* start Task inputs *
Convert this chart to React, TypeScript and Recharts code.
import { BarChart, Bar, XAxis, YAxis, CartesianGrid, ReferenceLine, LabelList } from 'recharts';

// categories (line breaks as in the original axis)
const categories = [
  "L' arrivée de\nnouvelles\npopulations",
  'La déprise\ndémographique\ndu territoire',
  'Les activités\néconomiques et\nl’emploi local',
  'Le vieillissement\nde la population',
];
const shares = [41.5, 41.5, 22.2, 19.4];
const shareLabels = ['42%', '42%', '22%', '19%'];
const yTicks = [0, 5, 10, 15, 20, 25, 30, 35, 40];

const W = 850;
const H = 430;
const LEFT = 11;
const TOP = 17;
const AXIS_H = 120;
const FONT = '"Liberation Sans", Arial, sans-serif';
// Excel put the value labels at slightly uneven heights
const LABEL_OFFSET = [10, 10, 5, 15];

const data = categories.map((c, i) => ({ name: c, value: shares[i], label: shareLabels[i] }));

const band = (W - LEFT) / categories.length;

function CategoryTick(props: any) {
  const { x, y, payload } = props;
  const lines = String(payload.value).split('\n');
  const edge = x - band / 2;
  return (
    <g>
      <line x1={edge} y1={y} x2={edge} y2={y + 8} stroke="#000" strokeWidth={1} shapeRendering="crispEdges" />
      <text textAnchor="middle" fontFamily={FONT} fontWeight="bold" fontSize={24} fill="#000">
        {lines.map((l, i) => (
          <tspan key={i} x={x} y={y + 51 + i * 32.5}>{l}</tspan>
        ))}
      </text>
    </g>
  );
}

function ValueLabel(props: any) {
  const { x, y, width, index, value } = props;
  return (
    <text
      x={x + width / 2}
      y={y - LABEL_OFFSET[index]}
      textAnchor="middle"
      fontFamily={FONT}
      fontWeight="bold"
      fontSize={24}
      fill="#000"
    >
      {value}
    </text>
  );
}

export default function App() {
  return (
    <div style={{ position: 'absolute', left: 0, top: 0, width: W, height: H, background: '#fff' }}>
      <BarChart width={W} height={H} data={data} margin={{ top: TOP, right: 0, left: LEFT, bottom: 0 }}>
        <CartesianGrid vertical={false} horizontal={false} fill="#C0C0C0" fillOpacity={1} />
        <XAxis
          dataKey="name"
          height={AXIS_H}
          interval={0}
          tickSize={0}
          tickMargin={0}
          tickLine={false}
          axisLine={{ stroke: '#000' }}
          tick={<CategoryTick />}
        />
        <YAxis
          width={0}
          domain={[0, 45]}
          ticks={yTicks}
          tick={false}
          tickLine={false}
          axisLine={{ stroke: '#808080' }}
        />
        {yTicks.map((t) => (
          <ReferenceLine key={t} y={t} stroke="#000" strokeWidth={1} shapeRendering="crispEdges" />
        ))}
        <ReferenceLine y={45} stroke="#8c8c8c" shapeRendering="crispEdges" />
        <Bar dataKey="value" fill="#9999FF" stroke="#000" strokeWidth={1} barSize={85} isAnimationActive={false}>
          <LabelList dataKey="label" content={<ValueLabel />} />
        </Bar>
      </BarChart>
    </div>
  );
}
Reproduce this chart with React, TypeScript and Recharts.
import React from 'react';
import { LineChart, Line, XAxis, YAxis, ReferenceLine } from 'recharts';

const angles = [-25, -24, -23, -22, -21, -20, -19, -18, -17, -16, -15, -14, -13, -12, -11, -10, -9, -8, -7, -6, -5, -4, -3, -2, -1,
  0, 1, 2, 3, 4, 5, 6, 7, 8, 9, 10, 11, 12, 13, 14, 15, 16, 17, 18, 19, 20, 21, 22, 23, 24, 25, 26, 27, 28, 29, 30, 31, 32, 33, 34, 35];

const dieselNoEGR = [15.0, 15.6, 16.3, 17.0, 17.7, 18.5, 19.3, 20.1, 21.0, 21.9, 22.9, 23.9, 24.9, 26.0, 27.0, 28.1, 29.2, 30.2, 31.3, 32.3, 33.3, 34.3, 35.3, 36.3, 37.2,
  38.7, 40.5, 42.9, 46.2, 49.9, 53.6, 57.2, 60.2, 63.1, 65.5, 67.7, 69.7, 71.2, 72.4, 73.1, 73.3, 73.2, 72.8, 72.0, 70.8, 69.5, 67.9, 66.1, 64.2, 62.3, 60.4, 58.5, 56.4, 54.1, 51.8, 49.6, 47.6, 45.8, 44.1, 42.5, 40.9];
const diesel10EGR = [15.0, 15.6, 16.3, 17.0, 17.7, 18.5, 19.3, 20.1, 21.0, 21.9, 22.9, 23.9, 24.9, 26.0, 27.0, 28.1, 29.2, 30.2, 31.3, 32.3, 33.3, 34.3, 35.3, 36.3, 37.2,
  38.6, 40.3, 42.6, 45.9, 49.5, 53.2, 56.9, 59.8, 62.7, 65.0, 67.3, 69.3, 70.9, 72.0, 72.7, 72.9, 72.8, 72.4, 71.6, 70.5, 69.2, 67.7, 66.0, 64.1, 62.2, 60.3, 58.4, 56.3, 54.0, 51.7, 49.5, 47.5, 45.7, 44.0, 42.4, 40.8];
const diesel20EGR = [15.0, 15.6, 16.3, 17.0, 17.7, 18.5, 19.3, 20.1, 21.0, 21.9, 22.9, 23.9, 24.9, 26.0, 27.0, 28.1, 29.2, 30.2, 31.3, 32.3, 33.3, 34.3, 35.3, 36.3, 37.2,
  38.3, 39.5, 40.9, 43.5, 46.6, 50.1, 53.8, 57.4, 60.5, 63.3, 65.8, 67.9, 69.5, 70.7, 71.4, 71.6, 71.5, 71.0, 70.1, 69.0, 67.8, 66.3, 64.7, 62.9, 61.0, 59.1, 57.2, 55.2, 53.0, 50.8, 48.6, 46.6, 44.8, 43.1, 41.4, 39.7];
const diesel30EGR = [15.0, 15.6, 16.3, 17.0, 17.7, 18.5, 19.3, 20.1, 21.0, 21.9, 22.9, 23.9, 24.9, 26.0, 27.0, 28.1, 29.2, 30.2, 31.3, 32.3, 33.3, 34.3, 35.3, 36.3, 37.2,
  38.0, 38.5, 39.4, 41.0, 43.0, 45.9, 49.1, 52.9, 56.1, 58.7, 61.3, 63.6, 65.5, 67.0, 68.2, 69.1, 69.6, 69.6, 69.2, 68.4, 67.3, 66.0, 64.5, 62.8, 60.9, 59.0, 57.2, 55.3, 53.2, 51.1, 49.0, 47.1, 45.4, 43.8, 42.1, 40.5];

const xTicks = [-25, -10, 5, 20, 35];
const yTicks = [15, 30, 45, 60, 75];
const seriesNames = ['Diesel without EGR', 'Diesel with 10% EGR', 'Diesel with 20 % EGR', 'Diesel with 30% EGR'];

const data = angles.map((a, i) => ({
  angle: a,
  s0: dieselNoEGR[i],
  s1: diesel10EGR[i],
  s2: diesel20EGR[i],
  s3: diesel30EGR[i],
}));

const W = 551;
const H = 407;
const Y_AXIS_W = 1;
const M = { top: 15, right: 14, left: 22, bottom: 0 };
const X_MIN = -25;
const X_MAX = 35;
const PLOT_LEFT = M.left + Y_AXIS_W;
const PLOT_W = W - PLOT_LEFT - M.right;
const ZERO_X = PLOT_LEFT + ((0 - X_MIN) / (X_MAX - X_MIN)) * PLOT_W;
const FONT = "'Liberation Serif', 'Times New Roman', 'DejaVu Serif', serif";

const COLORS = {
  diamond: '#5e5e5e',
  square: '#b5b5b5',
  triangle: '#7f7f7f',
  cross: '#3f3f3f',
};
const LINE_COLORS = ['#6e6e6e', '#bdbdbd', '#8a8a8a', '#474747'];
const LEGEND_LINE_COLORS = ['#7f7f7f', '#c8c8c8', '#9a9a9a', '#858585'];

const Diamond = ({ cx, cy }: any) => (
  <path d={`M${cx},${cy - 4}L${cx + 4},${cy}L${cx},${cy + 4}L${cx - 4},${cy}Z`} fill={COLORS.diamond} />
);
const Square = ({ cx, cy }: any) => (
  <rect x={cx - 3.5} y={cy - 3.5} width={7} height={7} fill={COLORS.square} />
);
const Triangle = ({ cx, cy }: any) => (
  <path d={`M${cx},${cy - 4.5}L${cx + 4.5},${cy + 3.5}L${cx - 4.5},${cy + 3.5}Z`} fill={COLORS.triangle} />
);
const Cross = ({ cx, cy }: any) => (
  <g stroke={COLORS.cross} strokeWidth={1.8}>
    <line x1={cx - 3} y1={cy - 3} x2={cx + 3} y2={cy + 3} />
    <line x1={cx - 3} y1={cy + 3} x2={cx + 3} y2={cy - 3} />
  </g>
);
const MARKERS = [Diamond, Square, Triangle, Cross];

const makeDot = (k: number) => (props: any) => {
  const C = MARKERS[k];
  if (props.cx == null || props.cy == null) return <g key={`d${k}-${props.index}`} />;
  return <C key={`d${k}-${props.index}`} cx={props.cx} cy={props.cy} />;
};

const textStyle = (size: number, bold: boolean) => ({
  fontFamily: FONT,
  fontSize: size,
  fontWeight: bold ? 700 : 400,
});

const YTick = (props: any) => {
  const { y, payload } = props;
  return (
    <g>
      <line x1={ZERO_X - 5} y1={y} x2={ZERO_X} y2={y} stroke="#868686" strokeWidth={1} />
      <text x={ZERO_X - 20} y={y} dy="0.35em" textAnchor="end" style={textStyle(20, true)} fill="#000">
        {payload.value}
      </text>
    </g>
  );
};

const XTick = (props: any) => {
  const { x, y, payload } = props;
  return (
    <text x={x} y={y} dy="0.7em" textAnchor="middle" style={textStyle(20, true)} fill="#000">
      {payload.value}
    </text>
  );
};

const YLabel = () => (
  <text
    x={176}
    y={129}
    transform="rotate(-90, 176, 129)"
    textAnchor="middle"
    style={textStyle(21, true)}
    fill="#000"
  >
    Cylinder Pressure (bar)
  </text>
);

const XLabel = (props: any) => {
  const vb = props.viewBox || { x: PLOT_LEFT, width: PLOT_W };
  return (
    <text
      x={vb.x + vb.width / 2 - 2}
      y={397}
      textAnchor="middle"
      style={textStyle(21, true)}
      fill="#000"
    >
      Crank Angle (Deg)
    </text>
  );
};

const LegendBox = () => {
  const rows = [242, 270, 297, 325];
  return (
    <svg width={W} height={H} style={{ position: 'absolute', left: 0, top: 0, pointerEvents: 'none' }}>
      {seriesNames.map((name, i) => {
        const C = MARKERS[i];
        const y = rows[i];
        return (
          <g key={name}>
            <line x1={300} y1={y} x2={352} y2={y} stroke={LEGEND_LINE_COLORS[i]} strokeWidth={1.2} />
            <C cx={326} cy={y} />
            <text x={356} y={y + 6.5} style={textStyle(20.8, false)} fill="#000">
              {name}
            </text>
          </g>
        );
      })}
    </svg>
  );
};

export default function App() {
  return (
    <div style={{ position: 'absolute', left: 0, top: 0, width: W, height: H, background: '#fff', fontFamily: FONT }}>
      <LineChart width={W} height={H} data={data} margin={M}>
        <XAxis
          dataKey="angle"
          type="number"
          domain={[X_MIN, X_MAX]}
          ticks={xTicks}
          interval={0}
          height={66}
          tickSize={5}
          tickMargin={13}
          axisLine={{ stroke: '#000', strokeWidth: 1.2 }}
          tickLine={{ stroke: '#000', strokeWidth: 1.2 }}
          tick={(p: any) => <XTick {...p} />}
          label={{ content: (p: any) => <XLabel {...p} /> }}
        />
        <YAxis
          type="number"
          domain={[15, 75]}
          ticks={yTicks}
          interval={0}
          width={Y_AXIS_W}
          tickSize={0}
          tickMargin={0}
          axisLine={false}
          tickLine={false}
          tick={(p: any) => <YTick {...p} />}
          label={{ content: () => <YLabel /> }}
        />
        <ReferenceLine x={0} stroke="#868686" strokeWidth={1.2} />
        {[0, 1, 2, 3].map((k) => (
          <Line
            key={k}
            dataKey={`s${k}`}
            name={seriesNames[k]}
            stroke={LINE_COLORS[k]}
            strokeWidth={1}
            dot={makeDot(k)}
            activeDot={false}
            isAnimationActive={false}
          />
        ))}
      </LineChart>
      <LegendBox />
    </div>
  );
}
* end Task inputs *
* start Task inputs *
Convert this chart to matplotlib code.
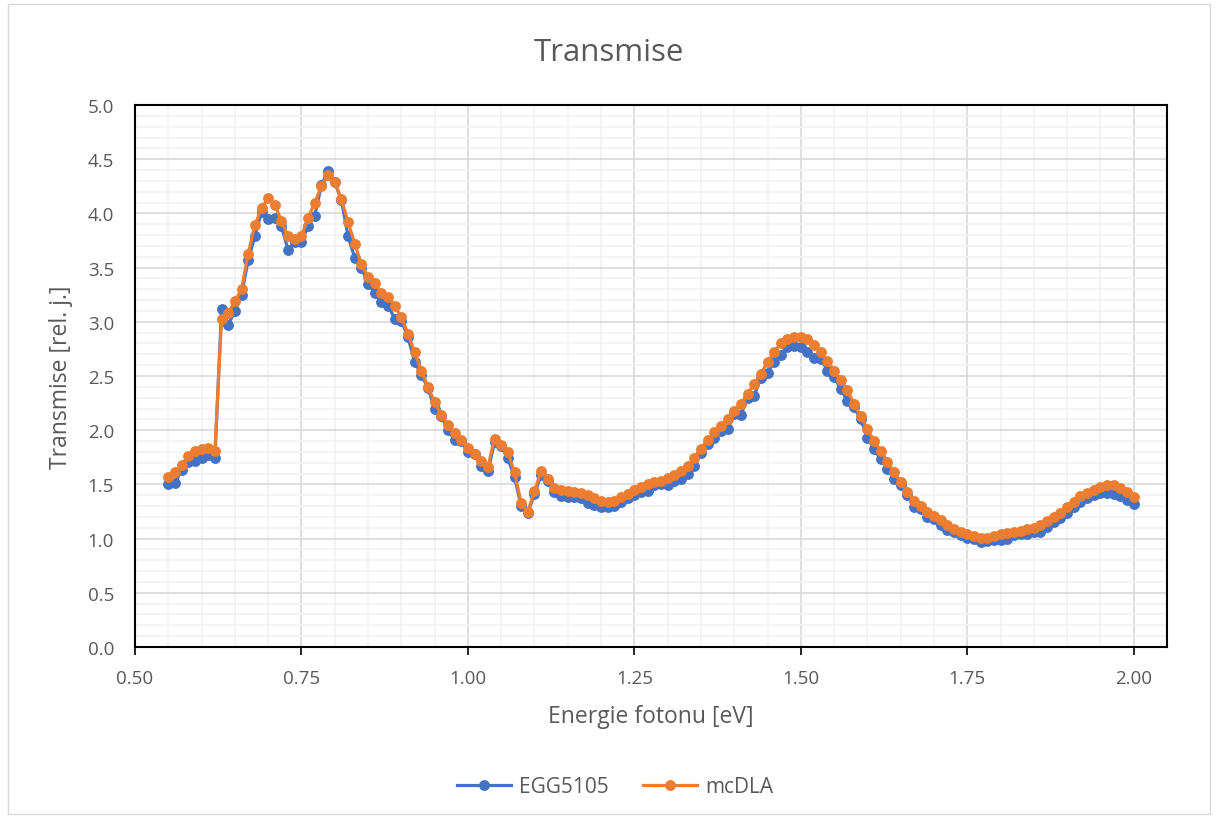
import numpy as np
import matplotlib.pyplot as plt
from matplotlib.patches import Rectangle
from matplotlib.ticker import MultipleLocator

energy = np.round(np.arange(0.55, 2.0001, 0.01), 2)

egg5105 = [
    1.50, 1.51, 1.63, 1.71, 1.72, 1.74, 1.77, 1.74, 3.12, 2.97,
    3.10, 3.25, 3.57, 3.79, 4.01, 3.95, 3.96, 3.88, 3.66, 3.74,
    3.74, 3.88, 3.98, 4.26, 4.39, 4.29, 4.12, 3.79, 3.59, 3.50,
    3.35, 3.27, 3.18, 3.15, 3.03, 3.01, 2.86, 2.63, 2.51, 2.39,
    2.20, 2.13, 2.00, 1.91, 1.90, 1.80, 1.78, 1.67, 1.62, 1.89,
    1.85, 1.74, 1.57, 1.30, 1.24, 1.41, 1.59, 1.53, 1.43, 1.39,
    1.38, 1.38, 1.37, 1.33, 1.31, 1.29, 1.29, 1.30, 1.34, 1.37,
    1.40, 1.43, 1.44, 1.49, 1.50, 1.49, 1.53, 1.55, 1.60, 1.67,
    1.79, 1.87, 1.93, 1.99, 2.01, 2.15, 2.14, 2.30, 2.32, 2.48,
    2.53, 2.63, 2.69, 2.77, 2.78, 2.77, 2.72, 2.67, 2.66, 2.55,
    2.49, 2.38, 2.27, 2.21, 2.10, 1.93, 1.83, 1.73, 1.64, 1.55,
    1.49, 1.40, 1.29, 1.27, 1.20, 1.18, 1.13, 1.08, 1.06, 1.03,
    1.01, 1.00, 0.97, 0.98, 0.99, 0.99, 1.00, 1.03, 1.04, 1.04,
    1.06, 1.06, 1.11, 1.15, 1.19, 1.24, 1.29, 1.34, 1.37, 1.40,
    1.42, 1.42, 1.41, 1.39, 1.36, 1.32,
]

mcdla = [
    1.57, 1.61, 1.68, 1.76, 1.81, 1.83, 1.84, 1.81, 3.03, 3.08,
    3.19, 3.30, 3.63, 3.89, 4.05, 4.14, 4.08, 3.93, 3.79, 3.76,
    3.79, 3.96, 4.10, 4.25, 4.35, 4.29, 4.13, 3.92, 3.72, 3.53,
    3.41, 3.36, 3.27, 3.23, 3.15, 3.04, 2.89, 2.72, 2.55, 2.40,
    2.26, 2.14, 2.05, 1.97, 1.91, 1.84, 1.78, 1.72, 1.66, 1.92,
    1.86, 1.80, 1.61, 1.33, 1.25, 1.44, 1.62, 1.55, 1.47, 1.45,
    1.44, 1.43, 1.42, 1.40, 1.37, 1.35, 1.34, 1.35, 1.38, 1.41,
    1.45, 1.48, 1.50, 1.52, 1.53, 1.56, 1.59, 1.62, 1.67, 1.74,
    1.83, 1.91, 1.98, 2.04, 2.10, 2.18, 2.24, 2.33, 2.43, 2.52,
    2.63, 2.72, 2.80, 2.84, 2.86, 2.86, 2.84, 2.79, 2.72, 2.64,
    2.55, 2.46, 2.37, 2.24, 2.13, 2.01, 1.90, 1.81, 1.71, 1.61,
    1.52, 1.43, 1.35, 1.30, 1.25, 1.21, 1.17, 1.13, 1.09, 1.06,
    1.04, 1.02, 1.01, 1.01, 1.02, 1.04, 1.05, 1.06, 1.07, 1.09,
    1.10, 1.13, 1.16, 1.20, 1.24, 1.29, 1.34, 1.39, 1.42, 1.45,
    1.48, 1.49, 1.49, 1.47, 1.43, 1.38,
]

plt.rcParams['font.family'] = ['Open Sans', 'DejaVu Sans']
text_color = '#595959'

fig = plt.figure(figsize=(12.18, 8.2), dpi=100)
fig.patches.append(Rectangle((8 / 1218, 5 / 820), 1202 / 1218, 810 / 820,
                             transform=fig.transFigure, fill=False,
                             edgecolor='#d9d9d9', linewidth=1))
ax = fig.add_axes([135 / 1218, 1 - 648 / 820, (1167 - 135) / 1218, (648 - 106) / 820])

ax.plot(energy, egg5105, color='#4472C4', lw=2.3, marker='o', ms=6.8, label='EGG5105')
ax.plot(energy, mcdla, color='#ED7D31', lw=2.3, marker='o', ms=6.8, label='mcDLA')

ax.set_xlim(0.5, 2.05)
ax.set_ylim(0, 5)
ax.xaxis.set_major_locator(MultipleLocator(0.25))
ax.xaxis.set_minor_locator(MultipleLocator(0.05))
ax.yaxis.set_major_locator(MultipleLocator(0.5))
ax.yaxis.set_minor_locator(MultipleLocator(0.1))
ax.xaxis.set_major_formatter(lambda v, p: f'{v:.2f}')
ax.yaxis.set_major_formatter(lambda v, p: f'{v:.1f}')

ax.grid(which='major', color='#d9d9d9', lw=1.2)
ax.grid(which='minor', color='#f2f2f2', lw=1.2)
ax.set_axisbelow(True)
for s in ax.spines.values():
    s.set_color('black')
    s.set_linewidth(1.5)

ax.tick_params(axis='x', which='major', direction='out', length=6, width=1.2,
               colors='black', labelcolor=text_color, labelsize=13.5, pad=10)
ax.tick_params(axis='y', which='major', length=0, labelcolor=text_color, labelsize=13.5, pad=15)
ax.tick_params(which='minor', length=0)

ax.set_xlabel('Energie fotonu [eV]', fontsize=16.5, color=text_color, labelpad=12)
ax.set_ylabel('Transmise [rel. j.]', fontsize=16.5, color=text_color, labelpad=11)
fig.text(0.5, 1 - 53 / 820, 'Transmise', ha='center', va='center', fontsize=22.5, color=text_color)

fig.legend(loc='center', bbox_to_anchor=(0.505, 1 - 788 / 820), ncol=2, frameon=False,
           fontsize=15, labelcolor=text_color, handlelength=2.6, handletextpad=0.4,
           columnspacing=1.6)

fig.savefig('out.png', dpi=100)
* end Task inputs *
### Required task
Leave out the pictures, and copy only the lines from the one holding "Convert this chart to matplotlib code." through the one holding "energy = np.round(np.arange(0.55, 2.0001, 0.01), 2)", exactly as written.

### Problem solution
Convert this chart to matplotlib code.
import numpy as np
import matplotlib.pyplot as plt
from matplotlib.patches import Rectangle
from matplotlib.ticker import MultipleLocator

energy = np.round(np.arange(0.55, 2.0001, 0.01), 2)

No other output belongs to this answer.